Basically, it means that with a clean installation, you can install Windows 11 on a blank or formatted storage media.
In-place upgrades have been a feature of updating the Windows operating system since Windows 7, but the release of Windows 11 was the first time the requirements were made so restrictive. As Microsoft now handles the in-place upgrade, they can impose complex restrictions for the user.
In the current stable version of Rufus is 3.17, but you can find the download link to version 3.18 on the Other Versions section of the official Rufus website.
To be fair the reasons Vole gives for imposing the installation and upgrade restrictions seem perfectly valid but it is a major irritation for those who want to use Windows 11 but can’t because their machine is slightly older or their motherboard doesn’t support TPM 2.0.

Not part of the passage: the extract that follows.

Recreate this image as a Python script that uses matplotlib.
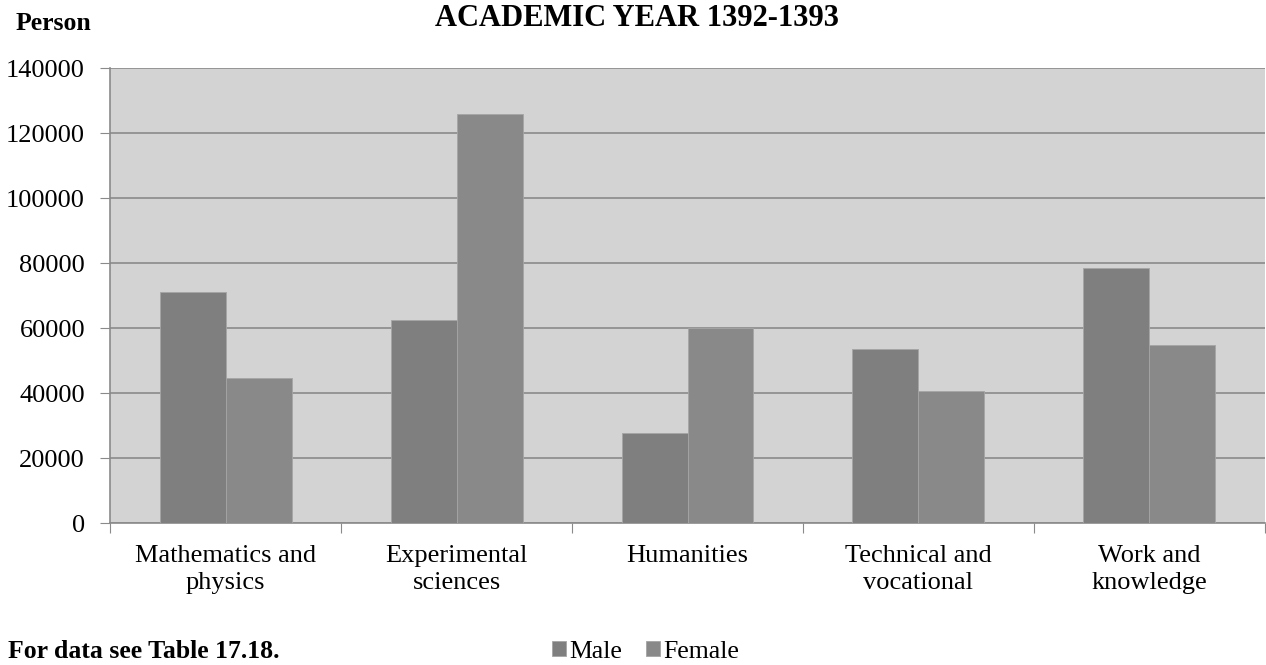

The process for creating bootable media to bypass the TPM and Secure Boot restrictions with Rufus remains the same for in-place upgrades as it is for a clean installation.
Rufus is a free utility, developed by a team of one, and doesn’t follow a strict release schedule. The Changelog for version 3.18 isn’t huge, so it may only be in Beta for a relatively short time. However, putting an exact release date on it is currently not possible.